Kesalahan SBY kembali terjadi ketika Agus yang gagal dalam pertarungan politik, justru diberikan kehormatan yang sangat besar, menjadi ketua umum partai. Sebagai ketum partai, Agus mulai unjuk diri, namun sering kali malah terlihat konyol.
Kini Agus disibukkan ancaman serius terhadap kedudukannya sebagai ketua partai. Kader senior dan pendiri Demokrat sudah melakukan KLB di Deliserdang serta memilih Jenderal TNI (Purn) Moeldoko menjadi ketua umum. Memang Kemenhukham sudah menolak permohonan atas kepengurusan Moeldoko, namun banyak pihak yakin bahwa pertarungan belum berakhir.
Masih ada langkah-langkah yang tujuan utamanya adalah melepaskan partai dari cengkeraman gurita Cikeas. Maka saat ini yang terjadi adalah “perang” antara Agus dan Moeldoko. Sangat nyomplang mengingat yang satu “hanya” berpangkat mayor, sedangkan lawannya jenderal.
Dan Moel bukan sembarang jenderal, namun sudah melalui berbagai jenjang kepangkatan dan karir sempurna di dunia kemiliteran. Dia pernah menjadi kepala staf Angkatan Darat (KASAD), panglima TNI. Kini dia menjadi kepala staf kepresidenan.
Lha, Agus? Gara-gara kepincut jabatan sebagai gubernur DKI, dia menanggalkan dunia kemiliteran dalam kondisi yang sangat nanggung. Padahal, jabatan politik apalah yang pantas untuk seorang (mantan) militer yang cuma berpangkat mayor? Paling banter sebagai bupati atau walikota? Yang ini malah berambisi jadi gubernur, dan presiden? Tidak tahu diri banget.
Sekarang, sebagai ketua umum Partai Demokrat, si Agus harus berhadadapan dengan rival kelas berat, Moeldoko, yang juga dapat mengklaim dirinya sebagai ketua umum Demokrat. Mengapa tidak? Wong dia terpililih lewat KLB kok.
Agus vs Moeldoko. Mayor melawan jenderal. David melawan Goliath. Akankah David yang sekarang ini bakal sukses lagi menghajar si Goliath? Menarik untuk diikuti perkembangannya.
Namun kini Agus sudah mulai berani melontarkan kata-kata sindiran terhadap Moeldoko. Misalnya saja dalam konferensi pers di kantor DPP Partai Demokrat, Senin (29/3/2021), AHY berujar:
“Kami pikir setelah lebih tiga minggu tak bersuara KSP Moeldoko akan mengeluarkan argumen yang bernas, ternyata cuma pernyataan bohong lagi dan bohong lagi. Bahkan seolah menghasut dengan pernyataan soal pertentangan ideologi”, cetus Agus.

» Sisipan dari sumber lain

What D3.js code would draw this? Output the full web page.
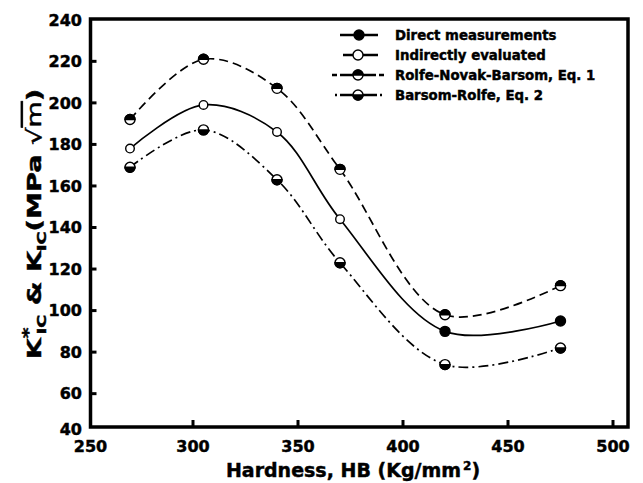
<!DOCTYPE html>
<html>
<head>
<meta charset="utf-8">
<script src="https://cdn.jsdelivr.net/npm/d3@7"></script>
<style>
  html, body { margin: 0; padding: 0; background: #fff; }
  svg { display: block; }
  text { font-family: "DejaVu Sans", sans-serif; font-weight: bold; fill: #000; stroke: #000; stroke-width: 0.45px; }
</style>
</head>
<body>
<svg id="chart" width="643" height="483"></svg>
<script>
// ---------------- data ----------------
const hardness = [270, 305, 340, 370, 420, 475];
const rolfeNovakBarsom = [192, 221, 207, 168, 98, 112];      // Eq. 1
const kicValues = [178, 199, 186, 144, 90, 95];              // measured / evaluated
const kicSource = ["indirect", "indirect", "indirect", "indirect", "direct", "direct"];
const barsomRolfe = [169, 187, 163, 123, 74, 82];            // Eq. 2
const xTickValues = [250, 300, 350, 400, 450, 500];
const yTickValues = [40, 60, 80, 100, 120, 140, 160, 180, 200, 220, 240];
const legendLabels = ["Direct measurements", "Indirectly evaluated", "Rolfe-Novak-Barsom, Eq. 1", "Barsom-Rolfe, Eq. 2"];

// ---------------- layout ----------------
const svg = d3.select("#chart");
const frame = { left: 90.5, right: 628, top: 19, bottom: 427 };
const x = d3.scaleLinear().domain([250, 500]).range([88, 613]);
const y = d3.scaleLinear().domain([40, 240]).range([435.2, 19.8]);

// frame
svg.append("rect")
  .attr("x", frame.left).attr("y", frame.top)
  .attr("width", frame.right - frame.left).attr("height", frame.bottom - frame.top)
  .attr("fill", "none").attr("stroke", "#000").attr("stroke-width", 3.5);

// ticks (inward)
svg.append("g").selectAll("line").data(yTickValues.filter(v => v > 40 && v < 240)).join("line")
  .attr("x1", frame.left).attr("x2", frame.left + 6)
  .attr("y1", d => y(d)).attr("y2", d => y(d))
  .attr("stroke", "#000").attr("stroke-width", 3);
svg.append("g").selectAll("line").data(xTickValues.filter(v => v > 250)).join("line")
  .attr("x1", d => x(d)).attr("x2", d => x(d))
  .attr("y1", frame.bottom).attr("y2", frame.bottom - 7)
  .attr("stroke", "#000").attr("stroke-width", 3);

// tick labels
svg.append("g").selectAll("text").data(yTickValues).join("text")
  .attr("x", 82)
  .attr("y", d => Math.max(16, Math.min(429, y(d))))
  .attr("dy", "0.36em")
  .attr("text-anchor", "end")
  .attr("font-size", 16)
  .text(d => d);
svg.append("g").selectAll("text").data(xTickValues).join("text")
  .attr("x", d => d === 250 ? frame.left : x(d))
  .attr("y", 452)
  .attr("text-anchor", "middle")
  .attr("font-size", 16)
  .text(d => d);

// axis titles
const xt = svg.append("text").attr("x", 353).attr("y", 477)
  .attr("text-anchor", "middle").attr("font-size", 19);
xt.append("tspan").text("Hardness, HB (Kg/mm");
xt.append("tspan").attr("font-size", 12).attr("dy", -7).attr("dx", 2).text("2");
xt.append("tspan").attr("dy", 7).text(")");

const yt = svg.append("text").attr("transform", "translate(41,224) rotate(-90) scale(1.36,1)")
  .attr("text-anchor", "middle").attr("font-size", 20);
yt.append("tspan").text("K");
yt.append("tspan").attr("font-size", 15).attr("dy", -7).text("*");
yt.append("tspan").attr("font-size", 13).attr("dx", -5).attr("dy", 12).text("IC");
yt.append("tspan").attr("dy", -5).text(" & K");
yt.append("tspan").attr("font-size", 13).attr("dy", 5).text("IC");
yt.append("tspan").attr("dy", -5).text("(MPa ");
yt.append("tspan").attr("font-weight", "normal").text("\u221A");
yt.append("tspan").attr("font-weight", "normal").style("text-decoration", "overline").text("m");
yt.append("tspan").text(")");

// ---------------- curves ----------------
const line = d3.line().x(d => x(d[0])).y(d => y(d[1])).curve(d3.curveCatmullRom.alpha(0.5));
const series = [
  { vals: rolfeNovakBarsom, dash: "9,5" },
  { vals: kicValues, dash: null },
  { vals: barsomRolfe, dash: "10,4,2,4" }
];
series.forEach(s => {
  svg.append("path")
    .attr("d", line(hardness.map((h, i) => [h, s.vals[i]])))
    .attr("fill", "none").attr("stroke", "#000").attr("stroke-width", 1.7)
    .attr("stroke-dasharray", s.dash);
});

// ---------------- markers ----------------
function halfMarker(g, cx, cy, r, topBlack) {
  g.append("circle").attr("cx", cx).attr("cy", cy).attr("r", r)
    .attr("fill", "#fff").attr("stroke", "#000").attr("stroke-width", 1.4);
  g.append("path")
    .attr("d", `M${cx - r},${cy} A${r},${r} 0 0 ${topBlack ? 1 : 0} ${cx + r},${cy} Z`)
    .attr("fill", "#000").attr("stroke", "#000").attr("stroke-width", 1.4);
}
function fullMarker(g, cx, cy, r, filled) {
  g.append("circle").attr("cx", cx).attr("cy", cy).attr("r", r)
    .attr("fill", filled ? "#000" : "#fff").attr("stroke", "#000").attr("stroke-width", 1.4);
}
const mg = svg.append("g");
hardness.forEach((h, i) => {
  halfMarker(mg, x(h), y(rolfeNovakBarsom[i]), 5, true);
  halfMarker(mg, x(h), y(barsomRolfe[i]), 5, false);
  if (kicSource[i] === "direct") fullMarker(mg, x(h), y(kicValues[i]), 5, true);
  else fullMarker(mg, x(h), y(kicValues[i]), 4.3, false);
});

// ---------------- legend ----------------
const lg = svg.append("g");
const rowY = [35, 55, 75, 95];
const legendStyle = [
  { x1: 340, x2: 378, dash: null, marker: "filled" },
  { x1: 343, x2: 378, dash: null, marker: "open" },
  { x1: 332, x2: 384, dash: "5,3,36,3,5", marker: "top" },
  { x1: 335, x2: 382, dash: "2,3,37,3,2", marker: "bottom" }
];
legendLabels.forEach((lab, i) => {
  const st = legendStyle[i];
  const cy = rowY[i];
  lg.append("line").attr("x1", st.x1).attr("x2", st.x2).attr("y1", cy).attr("y2", cy)
    .attr("stroke", "#000").attr("stroke-width", 2.7).attr("stroke-dasharray", st.dash);
  if (st.marker === "filled") fullMarker(lg, 359, cy, 5, true);
  else if (st.marker === "open") fullMarker(lg, 358, cy, 5, false);
  else halfMarker(lg, 358, cy, 5, st.marker === "top");
  lg.append("text").attr("x", 395).attr("y", cy + 4.6).attr("font-size", 13.3).text(lab);
});
</script>
</body>
</html>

Agus berani menuding Moeldoko bohong? Ini sesuatu yang mustahil terjadi di ranah kemiliteran. Tentara yang pangkatnya lebih rendah harus menghormati sesama anggota yang pangkatnya lebih tinggi. Seorang mayor harus patuh dan tunduk pada seorang jenderal, bahkan ketika sudah tidak aktif di kemiliteran lagi, alias pensiun.
Namun karena sedang berada dalam pusaran politik, panas pula, maka tradisi yang sudah baku itu tampaknya sudah tidak berlaku sama sekali. Lihat saja, Agus yang cuma mayor itu berani-beraninya berlaku “kurang ajar” terhadap seniornya, yang bukan cuma sekadar senior pula, namun pernah mencapai posisi puncak di kemiliteran.
Sementara Agus? Kalaupun selaku mayor mendapatkan jabatan di institusinya, paling banter cuma danramil? Tapi kejam dan brutalnya politik telah membuat segala tatakrama dan tradisi yang baik itu tiada berbekas.
Menyesakkan sekali memang ketika melihat seorang Moeldoko harus berhadapan dengan Agus. Sungguh tidak sebanding dan tidak selevel ditinjau dari sudut mana pun. Tapi ini semua terjadi gara-gara oknum yang ingkar janji dan menghalalkan segala cara demi ambisi yang kebablasan.